(RECORDED DATA):

+++

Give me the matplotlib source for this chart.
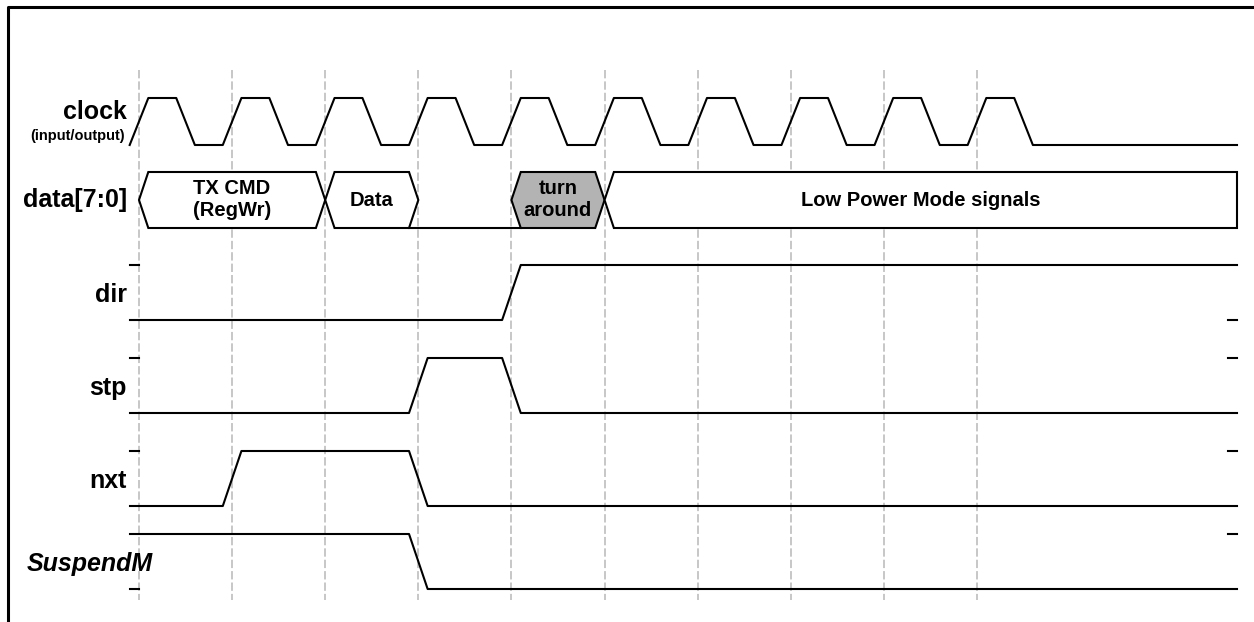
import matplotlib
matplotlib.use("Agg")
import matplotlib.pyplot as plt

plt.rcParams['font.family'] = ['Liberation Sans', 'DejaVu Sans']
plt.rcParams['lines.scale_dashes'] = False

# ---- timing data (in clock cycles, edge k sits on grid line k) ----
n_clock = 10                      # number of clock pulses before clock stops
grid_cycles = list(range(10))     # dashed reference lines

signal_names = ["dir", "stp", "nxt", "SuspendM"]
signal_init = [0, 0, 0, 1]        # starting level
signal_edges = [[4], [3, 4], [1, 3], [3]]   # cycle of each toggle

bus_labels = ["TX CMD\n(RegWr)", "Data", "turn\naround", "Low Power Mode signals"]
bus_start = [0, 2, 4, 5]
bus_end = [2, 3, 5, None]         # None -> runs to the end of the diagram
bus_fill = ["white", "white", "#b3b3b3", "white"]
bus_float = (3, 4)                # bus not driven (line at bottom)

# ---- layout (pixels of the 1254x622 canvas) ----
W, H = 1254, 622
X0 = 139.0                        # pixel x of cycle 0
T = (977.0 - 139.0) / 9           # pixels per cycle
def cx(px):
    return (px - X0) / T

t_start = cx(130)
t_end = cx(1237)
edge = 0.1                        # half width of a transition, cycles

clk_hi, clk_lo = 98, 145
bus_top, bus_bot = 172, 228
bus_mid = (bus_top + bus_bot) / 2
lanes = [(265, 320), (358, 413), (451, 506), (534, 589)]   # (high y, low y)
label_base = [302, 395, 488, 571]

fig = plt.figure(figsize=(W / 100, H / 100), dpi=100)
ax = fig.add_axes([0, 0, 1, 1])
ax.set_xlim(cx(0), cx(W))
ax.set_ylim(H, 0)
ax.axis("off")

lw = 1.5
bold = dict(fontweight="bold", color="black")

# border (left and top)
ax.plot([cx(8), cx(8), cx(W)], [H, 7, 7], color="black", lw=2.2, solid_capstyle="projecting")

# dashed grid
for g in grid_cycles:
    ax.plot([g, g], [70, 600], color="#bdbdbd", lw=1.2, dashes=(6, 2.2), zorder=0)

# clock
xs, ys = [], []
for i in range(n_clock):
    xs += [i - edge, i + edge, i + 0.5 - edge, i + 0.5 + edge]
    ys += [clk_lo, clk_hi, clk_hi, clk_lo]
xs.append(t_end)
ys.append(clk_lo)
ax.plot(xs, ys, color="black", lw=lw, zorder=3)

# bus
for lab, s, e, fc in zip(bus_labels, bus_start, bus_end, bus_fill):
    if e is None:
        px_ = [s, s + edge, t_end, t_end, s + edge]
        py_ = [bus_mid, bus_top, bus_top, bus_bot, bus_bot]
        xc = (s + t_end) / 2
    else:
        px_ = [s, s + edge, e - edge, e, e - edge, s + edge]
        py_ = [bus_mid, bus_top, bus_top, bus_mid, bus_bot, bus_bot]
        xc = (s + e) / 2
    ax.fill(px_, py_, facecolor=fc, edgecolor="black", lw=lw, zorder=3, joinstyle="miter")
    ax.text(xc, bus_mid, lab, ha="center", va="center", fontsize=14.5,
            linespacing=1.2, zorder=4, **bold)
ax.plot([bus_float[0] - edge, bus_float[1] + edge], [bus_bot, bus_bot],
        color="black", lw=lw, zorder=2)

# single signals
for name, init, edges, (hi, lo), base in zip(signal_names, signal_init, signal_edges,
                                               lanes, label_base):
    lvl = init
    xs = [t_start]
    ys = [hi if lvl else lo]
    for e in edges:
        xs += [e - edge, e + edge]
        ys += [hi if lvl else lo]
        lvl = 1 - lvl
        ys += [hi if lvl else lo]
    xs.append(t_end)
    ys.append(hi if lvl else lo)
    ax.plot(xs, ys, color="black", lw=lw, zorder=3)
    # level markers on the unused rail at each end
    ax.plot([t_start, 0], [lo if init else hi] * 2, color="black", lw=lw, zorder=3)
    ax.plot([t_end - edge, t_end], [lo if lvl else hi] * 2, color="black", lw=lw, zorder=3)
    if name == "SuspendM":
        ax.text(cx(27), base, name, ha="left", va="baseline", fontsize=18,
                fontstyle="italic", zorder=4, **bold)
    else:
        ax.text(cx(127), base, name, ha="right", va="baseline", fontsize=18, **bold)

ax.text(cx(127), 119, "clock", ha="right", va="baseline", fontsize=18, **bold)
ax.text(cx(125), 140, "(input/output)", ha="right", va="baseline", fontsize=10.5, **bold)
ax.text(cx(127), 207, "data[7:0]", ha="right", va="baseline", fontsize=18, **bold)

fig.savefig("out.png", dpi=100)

+++

(GOAL): Copy exactly the lines running from the beginning of the listing through the line that has "plt.rcParams['lines.scale_dashes'] = False". Drop the pictures.

(RESPONSE TO THIS TASK):
Give me the matplotlib source for this chart.
import matplotlib
matplotlib.use("Agg")
import matplotlib.pyplot as plt

plt.rcParams['font.family'] = ['Liberation Sans', 'DejaVu Sans']
plt.rcParams['lines.scale_dashes'] = False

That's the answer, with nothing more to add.